> Problem to solve: Beginning with the opening line of the entries, return every line through the one containing "plt.rcParams['font.family'] = ['DejaVu Sans']", both included, and nothing else. Omit pictures.
* * *
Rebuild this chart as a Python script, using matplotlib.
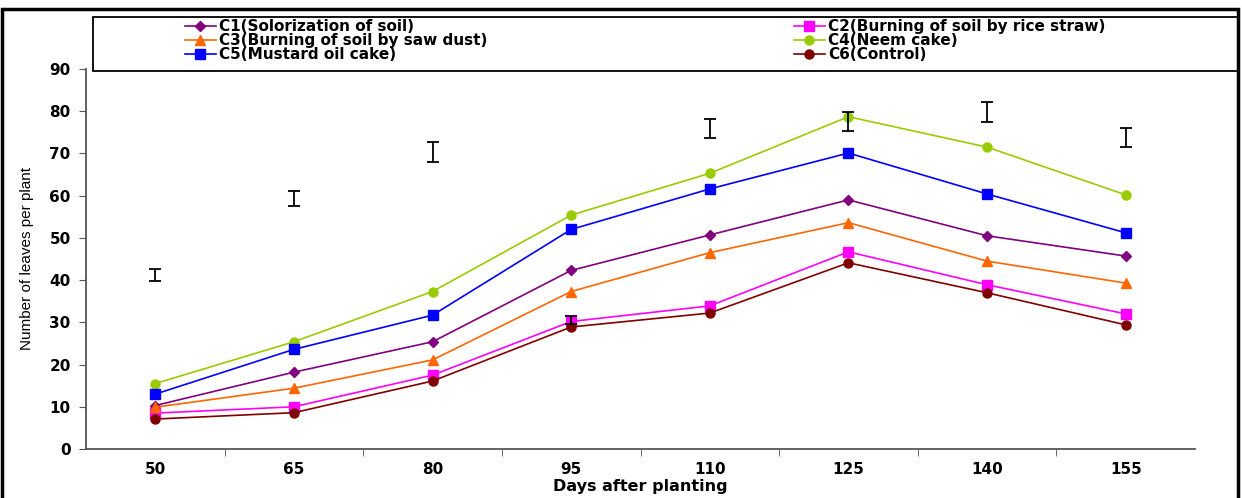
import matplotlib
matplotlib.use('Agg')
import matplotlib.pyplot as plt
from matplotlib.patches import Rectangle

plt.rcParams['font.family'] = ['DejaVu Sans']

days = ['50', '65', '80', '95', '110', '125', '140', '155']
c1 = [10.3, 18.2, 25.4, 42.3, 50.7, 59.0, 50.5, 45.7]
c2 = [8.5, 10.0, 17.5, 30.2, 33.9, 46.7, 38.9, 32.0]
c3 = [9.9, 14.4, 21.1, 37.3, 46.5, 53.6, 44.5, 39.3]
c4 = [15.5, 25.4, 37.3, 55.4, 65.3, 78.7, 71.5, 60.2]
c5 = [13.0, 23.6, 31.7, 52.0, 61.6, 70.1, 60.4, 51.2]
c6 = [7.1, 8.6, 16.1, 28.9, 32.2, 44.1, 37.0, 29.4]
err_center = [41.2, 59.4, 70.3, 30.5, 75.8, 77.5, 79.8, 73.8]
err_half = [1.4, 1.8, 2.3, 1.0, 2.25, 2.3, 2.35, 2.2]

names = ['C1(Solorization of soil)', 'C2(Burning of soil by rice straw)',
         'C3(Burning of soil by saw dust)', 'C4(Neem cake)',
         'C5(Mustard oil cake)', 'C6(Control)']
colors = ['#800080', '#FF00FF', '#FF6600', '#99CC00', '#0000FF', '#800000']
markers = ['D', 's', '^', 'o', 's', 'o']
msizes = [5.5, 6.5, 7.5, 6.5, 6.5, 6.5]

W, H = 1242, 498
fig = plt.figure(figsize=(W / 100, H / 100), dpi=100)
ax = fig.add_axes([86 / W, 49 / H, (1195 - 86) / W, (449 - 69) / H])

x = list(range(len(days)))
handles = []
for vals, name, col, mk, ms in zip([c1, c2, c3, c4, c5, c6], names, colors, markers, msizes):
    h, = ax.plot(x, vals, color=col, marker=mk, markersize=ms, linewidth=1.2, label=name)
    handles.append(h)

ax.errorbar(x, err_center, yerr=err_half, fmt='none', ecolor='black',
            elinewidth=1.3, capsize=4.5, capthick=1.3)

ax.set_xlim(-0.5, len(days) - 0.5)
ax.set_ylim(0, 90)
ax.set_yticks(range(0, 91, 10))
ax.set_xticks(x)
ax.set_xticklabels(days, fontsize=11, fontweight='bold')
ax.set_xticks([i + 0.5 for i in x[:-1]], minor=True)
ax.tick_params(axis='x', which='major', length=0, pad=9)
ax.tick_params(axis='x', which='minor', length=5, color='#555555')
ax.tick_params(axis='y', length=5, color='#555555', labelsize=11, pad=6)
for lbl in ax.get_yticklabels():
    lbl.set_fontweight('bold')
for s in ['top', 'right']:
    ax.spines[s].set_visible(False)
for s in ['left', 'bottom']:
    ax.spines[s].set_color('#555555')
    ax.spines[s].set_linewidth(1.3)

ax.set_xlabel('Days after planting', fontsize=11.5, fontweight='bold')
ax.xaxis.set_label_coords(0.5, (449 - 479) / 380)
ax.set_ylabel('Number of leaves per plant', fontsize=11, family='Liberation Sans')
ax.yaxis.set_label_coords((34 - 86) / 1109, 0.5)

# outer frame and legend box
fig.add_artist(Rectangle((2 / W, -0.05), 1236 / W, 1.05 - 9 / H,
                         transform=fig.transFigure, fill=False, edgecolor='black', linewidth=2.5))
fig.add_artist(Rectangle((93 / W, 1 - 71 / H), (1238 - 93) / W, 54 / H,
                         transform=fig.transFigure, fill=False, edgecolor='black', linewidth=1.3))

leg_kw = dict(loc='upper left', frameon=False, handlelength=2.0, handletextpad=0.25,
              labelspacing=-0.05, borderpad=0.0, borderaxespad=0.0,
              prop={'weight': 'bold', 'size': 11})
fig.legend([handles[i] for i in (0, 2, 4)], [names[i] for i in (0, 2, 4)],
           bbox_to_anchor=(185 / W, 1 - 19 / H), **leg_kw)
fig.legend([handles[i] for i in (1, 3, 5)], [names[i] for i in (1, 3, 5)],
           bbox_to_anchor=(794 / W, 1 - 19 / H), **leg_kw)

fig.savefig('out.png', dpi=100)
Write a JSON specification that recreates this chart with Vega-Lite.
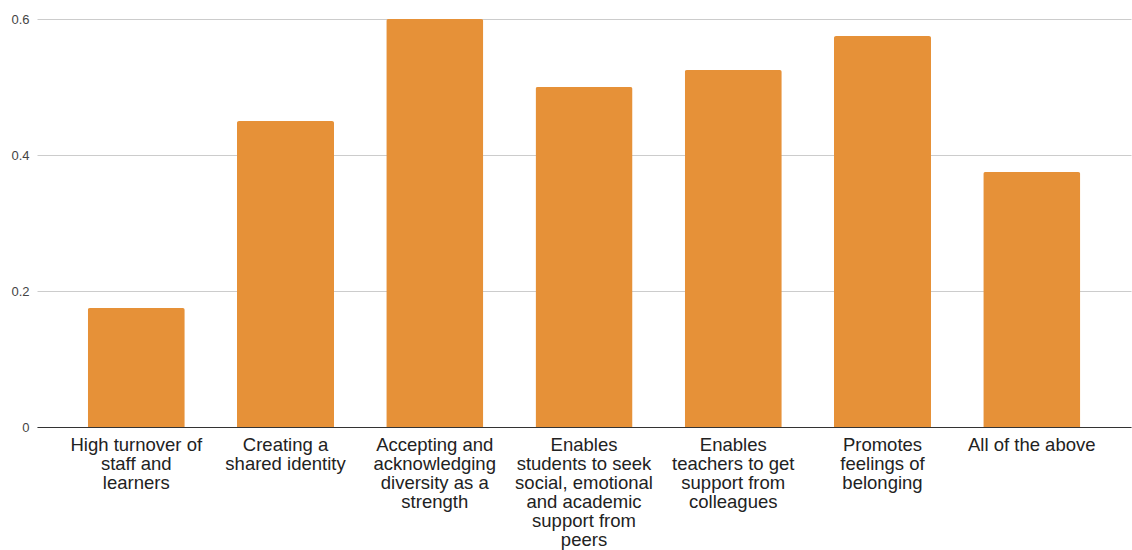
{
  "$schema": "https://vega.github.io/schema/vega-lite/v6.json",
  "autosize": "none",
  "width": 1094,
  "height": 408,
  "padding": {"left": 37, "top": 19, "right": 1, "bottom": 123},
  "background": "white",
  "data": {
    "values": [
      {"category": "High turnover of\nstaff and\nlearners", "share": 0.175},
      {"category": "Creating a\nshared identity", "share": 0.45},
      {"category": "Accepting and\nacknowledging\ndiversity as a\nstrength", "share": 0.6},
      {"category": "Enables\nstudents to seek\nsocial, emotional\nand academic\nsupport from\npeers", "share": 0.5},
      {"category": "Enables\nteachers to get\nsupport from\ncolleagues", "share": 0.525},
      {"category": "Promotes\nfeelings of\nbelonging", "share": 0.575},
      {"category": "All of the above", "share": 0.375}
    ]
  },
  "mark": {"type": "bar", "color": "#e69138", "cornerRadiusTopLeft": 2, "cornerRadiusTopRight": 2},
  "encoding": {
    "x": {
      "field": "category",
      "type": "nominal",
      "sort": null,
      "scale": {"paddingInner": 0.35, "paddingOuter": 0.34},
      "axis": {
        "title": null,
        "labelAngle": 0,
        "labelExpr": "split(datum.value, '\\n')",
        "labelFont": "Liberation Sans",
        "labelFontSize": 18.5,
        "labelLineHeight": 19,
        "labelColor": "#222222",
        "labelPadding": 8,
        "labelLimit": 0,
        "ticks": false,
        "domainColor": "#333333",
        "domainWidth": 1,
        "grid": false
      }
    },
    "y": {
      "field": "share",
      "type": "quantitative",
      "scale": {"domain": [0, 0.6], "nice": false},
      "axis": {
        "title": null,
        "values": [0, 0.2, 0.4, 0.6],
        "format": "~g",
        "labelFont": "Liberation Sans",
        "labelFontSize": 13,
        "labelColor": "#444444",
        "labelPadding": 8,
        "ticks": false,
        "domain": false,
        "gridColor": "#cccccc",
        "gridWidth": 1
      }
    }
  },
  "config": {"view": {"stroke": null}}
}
* * *
> Exercise answer:
Rebuild this chart as a Python script, using matplotlib.
import matplotlib
matplotlib.use('Agg')
import matplotlib.pyplot as plt
from matplotlib.patches import Rectangle

plt.rcParams['font.family'] = ['DejaVu Sans']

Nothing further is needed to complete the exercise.